One of the most interesting online debates I’ve come across lately is this one from the NAIS blog about the Mastery Transcript Consortium (MTC) which is trying to “reimagine the high school transcript.” (If this is your first introduction to the Mastery.org folks, you may want to spend some time digging into their site and listening to the great podcast we did with organizer Scott Looney a couple of months ago.) While I think the idea of getting rid of grades is a much needed one, I also understand that the process is fraught with all sorts of disruptions, not just to the transcript but to narratives of education and schooling, our value as educators, the importance of higher ed, and much more.
The conversation between John Gulla and Rand Harrington is important and interesting, and the whole thing is worth the read. But I want to pick out (or maybe pick “on”) one particular response from Harrington as he attempts to discredit the efforts that Gulla and the Mastery group are making. Here’s the little snip that caught me:
In my opinion, the key questions are: How will MTC improve classroom teaching? Is the talk of MTC moving along the conversation about what great teaching is, or is it a distraction?
My ears have been perking up a lot these days when I read about teaching, so much so that I’ve started feeling the urge (need?) to disclaim any idea that I’m anti teacher or that adults aren’t or can’t be extremely important and valuable people in kids learning lives in school. But I’m becoming more and more convinced that our emphasis on teaching and “improving” it is misplaced.
Two quotes that I’ve referenced before and then I’ll try to flesh out what I mean exactly. First, Seymour Papert, who said “The role of the teacher is to create the conditions for invention rather than provide ready-made knowledge.” Second, from Carl Rogers, who wrote “I have come to feel that the only learning which significantly influences behavior is self-discovered, self-appropriated learning. It seems to me that anything that can be taught to another is relatively inconsequential and has little or no significant influence on behavior.”
That second quote is pretty radical, I know, while I totally agree with the first half, I’m not sure I completely agree with the second part of it. I do think there are things we can “teach” others, kids in particular. But I have to admit I think first of myself as a parent in that regard than as a classroom teacher. No question that as parents, we teach our kids all sorts of things, sometimes explicitly but more often tacitly. Our own children become who they become in large measure because of what parents “teach” them, intentionally or not.

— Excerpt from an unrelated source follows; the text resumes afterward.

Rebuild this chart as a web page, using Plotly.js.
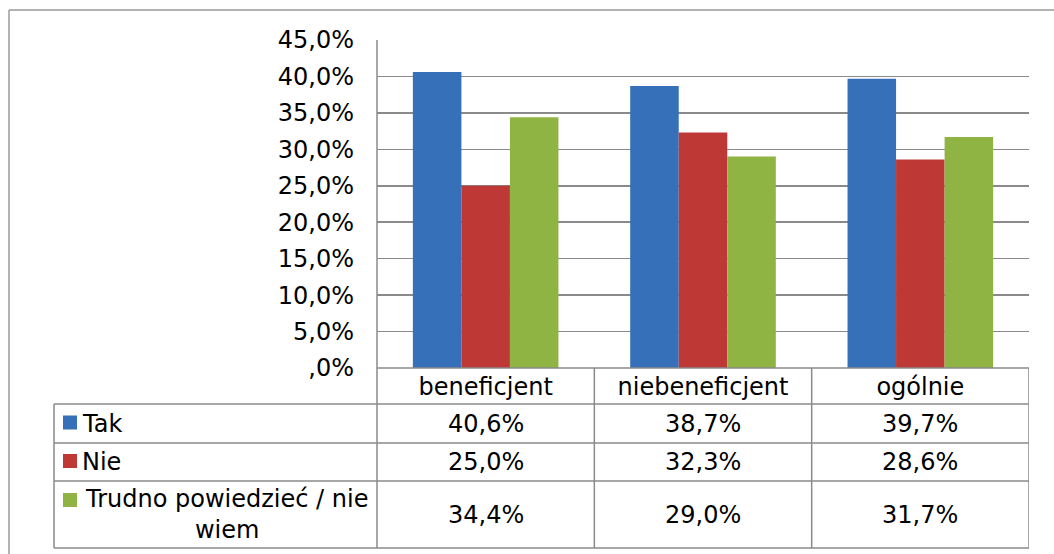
<!DOCTYPE html>
<html>
<head>
<meta charset="utf-8">
<script src="https://cdn.plot.ly/plotly-3.0.1.min.js"></script>
<style>html,body{margin:0;padding:0;background:#fff;}#chart{width:1054px;height:554px;}</style>
</head>
<body>
<div id="chart"></div>
<script>
// ---- data ----
const categories = ["beneficjent", "niebeneficjent", "ogólnie"];
const seriesNames = ["Tak", "Nie", "Trudno powiedzieć / nie<br>wiem"];
const takValues = [40.6, 38.7, 39.7];
const nieValues = [25.0, 32.3, 28.6];
const trudnoValues = [34.4, 29.0, 31.7];
const yTickVals = [0, 5, 10, 15, 20, 25, 30, 35, 40, 45];
const yTickText = [",0%", "5,0%", "10,0%", "15,0%", "20,0%", "25,0%", "30,0%", "35,0%", "40,0%", "45,0%"];

// ---- styling ----
const colors = ["#3670B9", "#BE3835", "#8FB444"];
const lineColor = "#8a8a8a";
const font = "DejaVu Sans, Verdana, sans-serif";
const fs = 24;

const W = 1054, H = 554;
const M = {l: 377, r: 25, t: 40, b: 186};
const pw = W - M.l - M.r, ph = H - M.t - M.b;
const px = x => (x - M.l) / pw;           // pixel -> paper x
const py = y => (H - M.b - y) / ph;        // pixel -> paper y

const allSeries = [takValues, nieValues, trudnoValues];
const traces = allSeries.map((vals, i) => ({
  type: "bar",
  x: categories,
  y: vals,
  name: seriesNames[i],
  marker: {color: colors[i], line: {width: 0}},
  hoverinfo: "skip"
}));

// table geometry (pixels)
const tblLeft = 54, headerTop = 368, rowTops = [404, 443, 481], tblBottom = 548;
const rowBottoms = [443, 481, 548];

const shapes = [];
const hline = (y, x0, x1) => shapes.push({type: "line", xref: "paper", yref: "paper", x0: px(x0), x1: px(x1), y0: py(y), y1: py(y), line: {color: lineColor, width: 1.5}});
// outer chart frame (top + left)
shapes.push({type: "line", xref: "paper", yref: "paper", x0: px(9), x1: px(1060), y0: py(10), y1: py(10), line: {color: "#9a9a9a", width: 1.5}});
shapes.push({type: "line", xref: "paper", yref: "paper", x0: px(9), x1: px(9), y0: py(10), y1: py(560), line: {color: "#9a9a9a", width: 1.5}});
// table horizontal lines
hline(headerTop, M.l, W - M.r);
rowTops.forEach(y => hline(y, tblLeft, W - M.r));
hline(tblBottom, tblLeft, W - M.r);
// vertical lines
shapes.push({type: "line", xref: "paper", yref: "paper", x0: px(tblLeft), x1: px(tblLeft), y0: py(rowTops[0]), y1: py(tblBottom), line: {color: lineColor, width: 1.5}});
shapes.push({type: "line", xref: "paper", yref: "paper", x0: 0, x1: 0, y0: 1, y1: py(tblBottom), line: {color: lineColor, width: 1.5}});
[0.5, 1.5, 2.5].forEach(xv => shapes.push({type: "line", xref: "x", yref: "paper", x0: xv, x1: xv, y0: 0, y1: py(tblBottom), line: {color: lineColor, width: 1.5}}));

const annotations = [];
const fmt = v => v.toFixed(1).replace(".", ",") + "%";
const rowCenters = rowTops.map((t, i) => (t + rowBottoms[i]) / 2);
allSeries.forEach((vals, i) => {
  vals.forEach((v, j) => {
    annotations.push({xref: "x", yref: "paper", x: categories[j], y: py(rowCenters[i]), text: fmt(v), showarrow: false, xanchor: "center", yanchor: "middle", font: {family: font, size: fs, color: "#000"}});
  });
  // legend key squares
  const sqC = i < 2 ? rowCenters[i] - 1 : 500;
  shapes.push({type: "rect", xref: "paper", yref: "paper", x0: px(63), x1: px(77), y0: py(sqC - 7), y1: py(sqC + 7), fillcolor: colors[i], line: {width: 0}});
});
// legend labels
annotations.push({xref: "paper", yref: "paper", x: px(80), y: py(rowCenters[0]), text: seriesNames[0], showarrow: false, xanchor: "left", yanchor: "middle", font: {family: font, size: fs, color: "#000"}});
annotations.push({xref: "paper", yref: "paper", x: px(80), y: py(rowCenters[1]), text: seriesNames[1], showarrow: false, xanchor: "left", yanchor: "middle", font: {family: font, size: fs, color: "#000"}});
annotations.push({xref: "paper", yref: "paper", x: px(226), y: py(rowCenters[2]), text: seriesNames[2], showarrow: false, xanchor: "center", yanchor: "middle", align: "center", font: {family: font, size: fs, color: "#000"}});

const layout = {
  width: W, height: H,
  margin: M,
  paper_bgcolor: "#fff", plot_bgcolor: "#fff",
  showlegend: false,
  barmode: "group",
  bargap: 0.33,
  bargroupgap: 0,
  font: {family: font, size: fs, color: "#000"},
  xaxis: {type: "category", range: [-0.5, 2.5], showgrid: false, zeroline: false, showline: false, ticks: "", tickfont: {family: font, size: fs, color: "#000"}, ticklabelstandoff: 2, fixedrange: true},
  yaxis: {range: [0, 45], tickvals: yTickVals, ticktext: yTickText, showgrid: true, gridcolor: lineColor, gridwidth: 1.5, zeroline: false, showline: false, ticks: "", ticklabelstandoff: 22, tickfont: {family: font, size: fs, color: "#000"}, fixedrange: true},
  shapes: shapes,
  annotations: annotations
};

Plotly.newPlot("chart", traces, layout, {displayModeBar: false, staticPlot: true});
</script>
</body>
</html>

But I’m not sure much of curriculum is “teachable” if we define our success in that work by whether or not our students actually care about the stuff we’re teaching or whether they can apply it in some useful way outside of the classroom. And it may be that only in that application in a self-designed context can we really say they’ve learned it at all.
It’s interesting, to me at least, that Harrington seems to be suggesting that the goal of getting rid of grades should be to improve teaching instead of improving learning. My sense is that he’s suggesting grades are not just an attempt to measure students but teachers as well. I mean, are we “great teachers” if all of our kids don’t get A’s? It’s as if getting rid of grades would leave us unable to measure our own worth, which is weird on many levels, not the least of which is that we are the ones who determine the grade in the first place.

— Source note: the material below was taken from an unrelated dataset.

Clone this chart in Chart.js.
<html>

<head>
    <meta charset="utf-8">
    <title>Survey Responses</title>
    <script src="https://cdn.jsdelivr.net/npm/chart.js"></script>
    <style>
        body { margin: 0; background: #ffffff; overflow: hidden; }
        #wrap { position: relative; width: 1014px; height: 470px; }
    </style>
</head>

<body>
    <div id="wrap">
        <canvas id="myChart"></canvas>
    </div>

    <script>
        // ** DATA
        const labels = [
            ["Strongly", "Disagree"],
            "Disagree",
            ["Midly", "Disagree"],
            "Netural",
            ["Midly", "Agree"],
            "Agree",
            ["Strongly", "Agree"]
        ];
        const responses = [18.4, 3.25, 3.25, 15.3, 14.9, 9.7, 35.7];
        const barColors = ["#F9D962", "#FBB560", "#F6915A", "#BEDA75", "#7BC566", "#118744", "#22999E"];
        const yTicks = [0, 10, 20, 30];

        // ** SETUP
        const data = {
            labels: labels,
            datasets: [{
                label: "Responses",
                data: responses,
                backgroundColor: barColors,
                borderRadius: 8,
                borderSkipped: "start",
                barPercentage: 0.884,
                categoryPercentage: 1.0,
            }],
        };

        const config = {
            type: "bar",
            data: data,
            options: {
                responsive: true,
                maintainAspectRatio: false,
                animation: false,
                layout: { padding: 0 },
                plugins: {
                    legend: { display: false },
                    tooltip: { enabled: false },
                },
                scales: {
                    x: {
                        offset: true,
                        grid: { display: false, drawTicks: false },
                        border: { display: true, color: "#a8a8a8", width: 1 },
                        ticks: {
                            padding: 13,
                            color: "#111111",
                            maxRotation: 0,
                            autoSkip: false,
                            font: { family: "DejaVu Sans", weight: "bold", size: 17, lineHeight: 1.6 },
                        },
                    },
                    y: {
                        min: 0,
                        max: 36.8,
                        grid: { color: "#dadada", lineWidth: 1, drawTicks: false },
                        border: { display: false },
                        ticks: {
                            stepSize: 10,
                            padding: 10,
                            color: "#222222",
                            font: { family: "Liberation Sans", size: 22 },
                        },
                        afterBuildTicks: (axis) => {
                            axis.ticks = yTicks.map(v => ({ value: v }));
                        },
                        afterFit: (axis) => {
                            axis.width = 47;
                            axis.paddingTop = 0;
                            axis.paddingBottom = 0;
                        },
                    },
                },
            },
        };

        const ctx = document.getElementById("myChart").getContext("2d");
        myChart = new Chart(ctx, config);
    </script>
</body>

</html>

If you believe Papert, “great teaching” has little to do with how well kids do on the test, or what ends up on the transcript. Because that’s not what learning is about. Instead, great teaching is about stepping back, helping students to identify what questions or topics interest them, giving them space to take those questions in whatever direction they find relevant, and guiding them in creating or making or inventing or constructing responses or solutions that deepen their understanding or contribute something to the world. As Gary Stager would say, “less us, more them.”
Stepping back may seem antithetical to “great teaching” which suggests more effort on our part, not less. But it’s on some level what the MTC is all about. I find it striking when Harrington says:
Not one of the problems with grades—inaccuracy, no meaning, inflation, measures the wrong thing—can be fixed by changing how we represent grades or even changing the category, from disciplinary to non-cognitive. Every critique I have heard can be traced back to the skill of the teacher. Poorly trained teachers with no expertise who make a mess out of grades will make an even bigger mess out of an alternative transcript where “content” has no value.
He misses the point. The biggest problem with grades are what they do to the soul of the learner. Grades are a mess from the start. “Great teaching” isn’t going to change that.